How to read and locate items based on LC Call Numbers

What is a call number?

Spine labels

A call number is where you can find a book in the library. Pfeiffer Library uses Library of Congress to classify its books by call number. You can find a call number on the spine or on the front cover of the item.

The call numbers organize the items based on their contents, so items that have similar subject matter will be near each other. When you find a call number, you use it to locate the item on the self.

Reading a Call Number

Call numbers have various parts that affect how you read it. Each section of the call number can be a new line to make it easier to read and understand. This is with the exception of the first 2 parts, which are typically placed together. Here is an example:

PS153
.M56
I34
1997

PS 153 .M56 I34 1997

PS
This tells you the subject matter. It keeps books of the same subject near each other. You read this alphabetically so O comes before P and P comes before PA.

153
You read this as a whole number, so 151 before 152 and etc. Typically you will see it placed on the same line as the starting letters.

.M56
This is where it starts to get tricky. Begin alphabetically, just as before. Then begin to read it as a decimal. Rather than reading it as 56 read it as 5 & 6. Therefore .M6 would come after .M56, because 5 comes before 6.

I34
You read this line the same as the line above it, alphabetically and as a decimal.

1997
This is the publishing year of the item.
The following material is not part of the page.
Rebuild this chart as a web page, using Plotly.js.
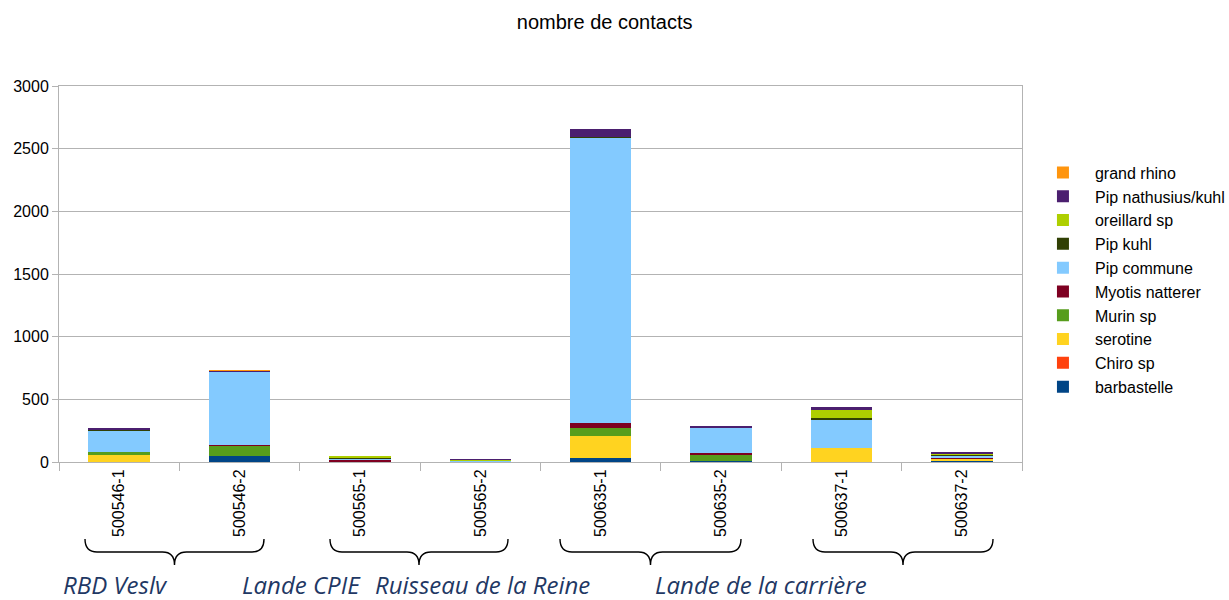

Read it as a year.

v.1 or c.2
Sometimes after the year you see v.1, v.2, etc or c.2, c.3, etc. 'V' is for volume and is included for items that are part of a multi volume set. 'C' is for copy, which indicates which library copy it is when multiple copies are owned.

Additionally, sometimes you may see 'REF' before a call number or 'Fac' after a call number. These are location indicators. For more information about location indicators, or finding an item in the library, please see locating an item.

Want more help? Try this video!

Want to learn more about LC subject organization? Try this link!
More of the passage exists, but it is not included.